## Problem to work on
Collect every line in the records below that contains the word "image".

## Dataset items
○ ○ ○ ○ ○ ○ ○

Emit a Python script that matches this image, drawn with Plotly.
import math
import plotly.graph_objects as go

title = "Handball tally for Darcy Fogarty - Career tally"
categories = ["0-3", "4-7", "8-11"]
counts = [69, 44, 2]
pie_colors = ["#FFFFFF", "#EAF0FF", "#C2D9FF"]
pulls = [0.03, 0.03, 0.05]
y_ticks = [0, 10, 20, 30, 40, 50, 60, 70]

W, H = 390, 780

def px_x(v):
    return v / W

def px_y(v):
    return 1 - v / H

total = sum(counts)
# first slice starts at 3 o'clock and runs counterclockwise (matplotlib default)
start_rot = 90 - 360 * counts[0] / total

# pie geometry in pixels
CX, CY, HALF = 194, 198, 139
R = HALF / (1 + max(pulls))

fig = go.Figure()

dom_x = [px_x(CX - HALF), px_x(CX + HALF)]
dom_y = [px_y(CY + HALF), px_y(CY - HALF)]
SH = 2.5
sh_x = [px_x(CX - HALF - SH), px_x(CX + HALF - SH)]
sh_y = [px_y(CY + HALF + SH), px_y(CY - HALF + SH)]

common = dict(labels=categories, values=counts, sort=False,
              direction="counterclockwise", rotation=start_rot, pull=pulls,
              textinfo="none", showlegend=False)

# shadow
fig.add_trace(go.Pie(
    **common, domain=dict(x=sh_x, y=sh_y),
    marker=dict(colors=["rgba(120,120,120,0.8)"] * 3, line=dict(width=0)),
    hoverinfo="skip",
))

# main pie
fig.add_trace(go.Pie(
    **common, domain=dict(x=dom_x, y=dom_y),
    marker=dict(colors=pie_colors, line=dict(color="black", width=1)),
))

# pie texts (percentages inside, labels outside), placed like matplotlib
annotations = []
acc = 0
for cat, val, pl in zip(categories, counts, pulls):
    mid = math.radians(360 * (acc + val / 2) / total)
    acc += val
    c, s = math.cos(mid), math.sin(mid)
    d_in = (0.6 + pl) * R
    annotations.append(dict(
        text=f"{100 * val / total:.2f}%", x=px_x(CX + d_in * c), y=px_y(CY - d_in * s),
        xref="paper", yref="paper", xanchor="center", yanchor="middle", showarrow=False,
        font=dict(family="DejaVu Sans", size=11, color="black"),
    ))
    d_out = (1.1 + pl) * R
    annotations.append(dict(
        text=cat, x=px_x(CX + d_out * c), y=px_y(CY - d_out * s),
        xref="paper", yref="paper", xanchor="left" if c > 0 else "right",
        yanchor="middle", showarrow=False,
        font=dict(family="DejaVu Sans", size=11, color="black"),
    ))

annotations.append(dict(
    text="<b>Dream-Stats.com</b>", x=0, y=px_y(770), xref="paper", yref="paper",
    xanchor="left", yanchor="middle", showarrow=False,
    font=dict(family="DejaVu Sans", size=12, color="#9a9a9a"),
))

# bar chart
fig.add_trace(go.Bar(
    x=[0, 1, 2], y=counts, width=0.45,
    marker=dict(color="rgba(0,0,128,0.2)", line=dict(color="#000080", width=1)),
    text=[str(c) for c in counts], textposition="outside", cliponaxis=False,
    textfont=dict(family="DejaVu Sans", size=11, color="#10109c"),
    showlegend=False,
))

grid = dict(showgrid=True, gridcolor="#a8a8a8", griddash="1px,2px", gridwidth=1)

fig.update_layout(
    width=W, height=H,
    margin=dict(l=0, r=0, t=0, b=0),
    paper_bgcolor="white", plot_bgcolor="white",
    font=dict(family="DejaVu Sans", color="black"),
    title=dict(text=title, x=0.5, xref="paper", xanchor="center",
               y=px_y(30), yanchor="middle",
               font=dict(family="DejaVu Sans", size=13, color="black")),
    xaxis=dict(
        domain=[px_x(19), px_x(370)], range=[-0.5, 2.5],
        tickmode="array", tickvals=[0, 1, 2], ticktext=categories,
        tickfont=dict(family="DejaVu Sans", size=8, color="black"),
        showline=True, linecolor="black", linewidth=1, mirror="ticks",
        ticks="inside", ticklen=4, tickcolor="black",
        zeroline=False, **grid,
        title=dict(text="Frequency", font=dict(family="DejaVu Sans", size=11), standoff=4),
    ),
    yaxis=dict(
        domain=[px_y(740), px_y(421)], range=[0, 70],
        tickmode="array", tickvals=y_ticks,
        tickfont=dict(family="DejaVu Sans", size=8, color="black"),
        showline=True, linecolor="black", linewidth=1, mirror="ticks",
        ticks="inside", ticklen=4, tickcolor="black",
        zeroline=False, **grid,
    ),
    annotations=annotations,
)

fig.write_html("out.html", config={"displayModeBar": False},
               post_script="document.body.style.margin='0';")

○ ○ ○ ○ ○ ○ ○

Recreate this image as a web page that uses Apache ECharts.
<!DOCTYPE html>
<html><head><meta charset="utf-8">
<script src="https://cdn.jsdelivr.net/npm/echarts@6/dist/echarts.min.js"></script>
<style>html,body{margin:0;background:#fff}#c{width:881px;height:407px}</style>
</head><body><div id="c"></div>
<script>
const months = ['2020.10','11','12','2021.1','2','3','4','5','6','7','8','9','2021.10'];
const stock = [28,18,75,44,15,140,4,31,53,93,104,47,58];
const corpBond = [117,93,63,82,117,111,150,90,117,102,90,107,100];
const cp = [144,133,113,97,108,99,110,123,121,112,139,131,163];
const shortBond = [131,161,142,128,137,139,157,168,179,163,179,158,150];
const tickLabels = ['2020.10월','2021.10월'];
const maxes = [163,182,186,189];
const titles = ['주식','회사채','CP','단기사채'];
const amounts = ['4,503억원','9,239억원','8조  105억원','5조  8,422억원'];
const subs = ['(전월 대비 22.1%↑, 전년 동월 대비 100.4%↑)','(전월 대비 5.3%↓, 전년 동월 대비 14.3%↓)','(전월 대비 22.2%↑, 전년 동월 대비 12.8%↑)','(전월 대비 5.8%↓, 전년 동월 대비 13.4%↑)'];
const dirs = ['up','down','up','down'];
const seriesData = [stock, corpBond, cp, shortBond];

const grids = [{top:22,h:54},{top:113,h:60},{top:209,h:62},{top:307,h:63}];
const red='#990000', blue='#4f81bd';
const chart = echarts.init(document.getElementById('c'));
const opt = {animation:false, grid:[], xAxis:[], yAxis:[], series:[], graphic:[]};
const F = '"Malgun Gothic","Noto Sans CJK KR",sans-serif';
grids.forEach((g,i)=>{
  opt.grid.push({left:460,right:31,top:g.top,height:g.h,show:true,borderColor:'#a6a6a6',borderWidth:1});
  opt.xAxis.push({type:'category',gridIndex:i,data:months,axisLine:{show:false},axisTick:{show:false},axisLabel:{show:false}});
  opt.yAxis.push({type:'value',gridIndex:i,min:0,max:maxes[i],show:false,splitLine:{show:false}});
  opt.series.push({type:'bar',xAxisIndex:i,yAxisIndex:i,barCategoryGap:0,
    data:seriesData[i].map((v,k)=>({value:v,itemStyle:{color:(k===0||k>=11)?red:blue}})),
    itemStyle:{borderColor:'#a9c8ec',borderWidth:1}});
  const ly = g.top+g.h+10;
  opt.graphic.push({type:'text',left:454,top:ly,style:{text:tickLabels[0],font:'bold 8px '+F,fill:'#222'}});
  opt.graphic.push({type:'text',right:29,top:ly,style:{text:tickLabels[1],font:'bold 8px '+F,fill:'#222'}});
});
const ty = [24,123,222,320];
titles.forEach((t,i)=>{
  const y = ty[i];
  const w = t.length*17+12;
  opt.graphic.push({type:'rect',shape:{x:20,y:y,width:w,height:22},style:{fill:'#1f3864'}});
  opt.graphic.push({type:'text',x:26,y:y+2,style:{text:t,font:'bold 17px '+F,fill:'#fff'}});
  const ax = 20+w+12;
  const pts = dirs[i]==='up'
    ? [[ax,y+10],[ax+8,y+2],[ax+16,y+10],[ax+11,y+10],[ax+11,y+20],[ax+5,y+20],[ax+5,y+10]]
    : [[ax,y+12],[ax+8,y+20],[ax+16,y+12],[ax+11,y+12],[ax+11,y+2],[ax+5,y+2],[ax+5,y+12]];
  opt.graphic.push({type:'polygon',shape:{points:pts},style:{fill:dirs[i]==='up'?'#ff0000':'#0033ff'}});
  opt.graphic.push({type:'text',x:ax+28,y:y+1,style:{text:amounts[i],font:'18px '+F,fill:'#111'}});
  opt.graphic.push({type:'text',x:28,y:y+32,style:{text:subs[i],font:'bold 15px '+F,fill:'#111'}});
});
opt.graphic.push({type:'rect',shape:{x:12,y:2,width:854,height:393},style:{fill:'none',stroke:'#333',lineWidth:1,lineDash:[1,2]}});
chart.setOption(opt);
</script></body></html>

○ ○ ○ ○ ○ ○ ○

## Exercise answer
Emit a Python script that matches this image, drawn with Plotly.
Recreate this image as a web page that uses Apache ECharts.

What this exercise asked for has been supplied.